One of the biggest changes to happen in the sphere of lending and the lending process is the aggregation of consumer data for faster loan approval/decision making. With data aggregation, a consumer can be approved or rejected within seconds for a loan or the financing of big-ticket items.
The IBM Knowledge Center explains data aggregation as follows:
Data aggregation is the process where raw data is gathered and expressed in a summary form for statistical analysis.
For example, raw data can be aggregated over a given time period to provide statistics such as average, minimum, maximum, sum, and count. After the data is aggregated and written to a view or report, you can analyze the aggregated data to gain insights about particular resources or resource groups. There are two types of data aggregation:
- Time aggregation--data points for a single resource over a specified time period.
- Spatial aggregation--data points for a group of resources over a specified time period.
If lenders use data aggregation in tandem with MoneyThumb's product PDF Insights, you will be approving loans confidently with lightning speed.
Finicity Co-Founder and Executive Vice President Nick Thomas had this to say about data aggregation, "Aggregation is similar to what borrowers "have been doing for decades-just quicker."
Kabbage CEO Rob Frohwein says, "I don't even know if we'd be in business had the online lender not insisted on aggregation."
So long as the technology is working as intended, lenders will gain something they may have not been privy to before — years’ worth of transaction data, such as cash flows that aggregators think lenders should crunch as part of their credit analysis in addition to credit history data. And sure, banks may already count some applicants as customers and have access to their financial transactions. However, most consumers have multiple bank accounts that lenders would also need to mine.

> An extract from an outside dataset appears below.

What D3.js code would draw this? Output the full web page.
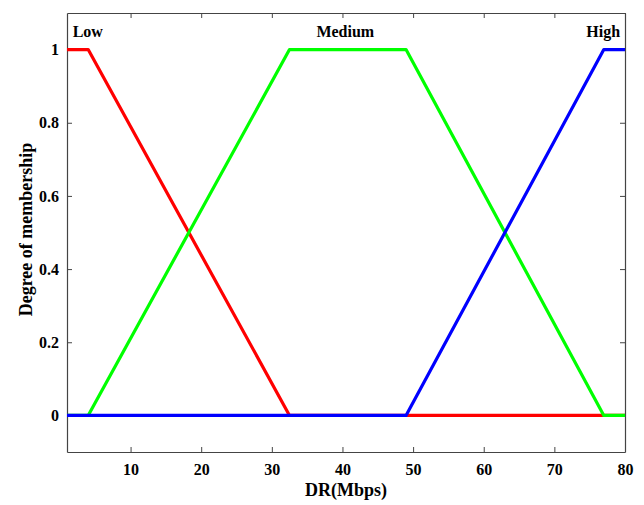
<!DOCTYPE html>
<html>
<head>
<meta charset="utf-8">
<script src="https://cdn.jsdelivr.net/npm/d3@7"></script>
<style>
  body { margin: 0; background: #fff; }
  text { font-family: "Liberation Serif", "Times New Roman", serif; font-weight: bold; }
</style>
</head>
<body>
<svg id="chart" width="644" height="505"></svg>
<script>
// membership functions (DR in Mbps -> degree)
var lowX = [1, 4, 32.5, 80];
var lowY = [1, 1, 0, 0];
var medX = [1, 4, 32.5, 49, 77, 80];
var medY = [0, 0, 1, 1, 0, 0];
var highX = [1, 49, 77, 80];
var highY = [0, 0, 1, 1];

var xTicks = [10, 20, 30, 40, 50, 60, 70, 80];
var yTicks = [0, 0.2, 0.4, 0.6, 0.8, 1];

var labels = [
  { text: "Low", x: 1.8, anchor: "start" },
  { text: "Medium", x: 40.4, anchor: "middle" },
  { text: "High", x: 79.3, anchor: "end" }
];

var margin = { top: 13, right: 19, bottom: 53, left: 67 };
var width = 644 - margin.left - margin.right;
var height = 505 - margin.top - margin.bottom;

var svg = d3.select("#chart")
  .append("g")
  .attr("transform", "translate(" + margin.left + "," + margin.top + ")");

var x = d3.scaleLinear().domain([1, 80]).range([0, width]);
var y = d3.scaleLinear().domain([-0.1, 1.1]).range([height, 0]);

// axes, ticks pointing inward on all four sides
function styleAxis(g) {
  g.selectAll("path").attr("stroke", "#444").attr("stroke-width", 1.2);
  g.selectAll("line").attr("stroke", "#444");
  g.selectAll("text").style("font-size", "16px").attr("fill", "#000");
}

svg.append("g")
  .attr("transform", "translate(0," + height + ")")
  .call(d3.axisBottom(x).tickValues(xTicks).tickSize(-5).tickSizeOuter(0).tickPadding(12))
  .call(styleAxis);

svg.append("g")
  .call(d3.axisTop(x).tickValues(xTicks).tickSize(-5).tickSizeOuter(0).tickFormat(""))
  .call(styleAxis);

svg.append("g")
  .call(d3.axisLeft(y).tickValues(yTicks).tickSize(-5).tickSizeOuter(0).tickPadding(8).tickFormat(d3.format("~g")))
  .call(styleAxis);

svg.append("g")
  .attr("transform", "translate(" + width + ",0)")
  .call(d3.axisRight(y).tickValues(yTicks).tickSize(-5).tickSizeOuter(0).tickFormat(""))
  .call(styleAxis);

var line = d3.line()
  .x(function (d) { return x(d[0]); })
  .y(function (d) { return y(d[1]); });

var series = [
  { xs: lowX, ys: lowY, color: "#ff0000" },
  { xs: medX, ys: medY, color: "#00ff00" },
  { xs: highX, ys: highY, color: "#0000ff" }
];

series.forEach(function (s) {
  svg.append("path")
    .datum(d3.zip(s.xs, s.ys))
    .attr("d", line)
    .attr("fill", "none")
    .attr("stroke", s.color)
    .attr("stroke-width", 3.2)
    .attr("stroke-linejoin", "round");
});

labels.forEach(function (l) {
  svg.append("text")
    .attr("x", x(l.x))
    .attr("y", 24)
    .attr("text-anchor", l.anchor)
    .style("font-size", "16px")
    .text(l.text);
});

svg.append("text")
  .attr("x", width / 2)
  .attr("y", height + 44)
  .attr("text-anchor", "middle")
  .style("font-size", "18px")
  .text("DR(Mbps)");

svg.append("text")
  .attr("transform", "rotate(-90)")
  .attr("x", -height / 2 + 3)
  .attr("y", -35)
  .attr("text-anchor", "middle")
  .style("font-size", "18px")
  .text("Degree of membership");
</script>
</body>
</html>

“You have to have a full picture of a person’s finances,” said John Bird, vice president of product marketing and alliances at Envestnet-Yodlee.
For now, the practice of using data aggregation for streamlining the application process is more typical of fintech companies like Quicken’s Rocket Mortgage and Kabbage. But aggregators like Finicity and Envestnet-Yodlee predict that traditional banks will increasingly follow suit to protect their lending operations.
“Banks are definitely awake to this,” Bird said. “Quickening lending decisions is going to be the No. 1 or No. 2 things on the minds of large banks.”
Ian Benton, an analyst in Javelin Strategy & Research’s small-business practice, said the vision for many lenders is about crunching many sources of data to provide lending offers when customers need it most. "It would be a more proactive future, in which lenders do not wait for applications but on their own find borrowers and deem them creditworthy and then initiate offers."
To better understand data aggregation from both the lender and the consumer viewpoint, read this article at Payments Journal, How Consumers and Companies Benefit From Data Aggregation.
The future of data aggregation
Looking forward, there are already two major developments related to data aggregation underway: the shift away from screen scraping and the evolution of open banking.
The legacy method of data aggregation, known as screen scraping or credential-based harvesting, relies on an aggregator writing scripts and automating the same process a consumer would use to log into their bank. Then, the data that has been requested gets pulled. The legacy method of screen scraping may create a burden on the technical infrastructure of banks or could be a less-secure practice than other options.
Open banking is maturing in the U.S. market at an advancing rate that is expected to continue. Standardization by leaders in the industry will be needed to successfully expand the open banking market.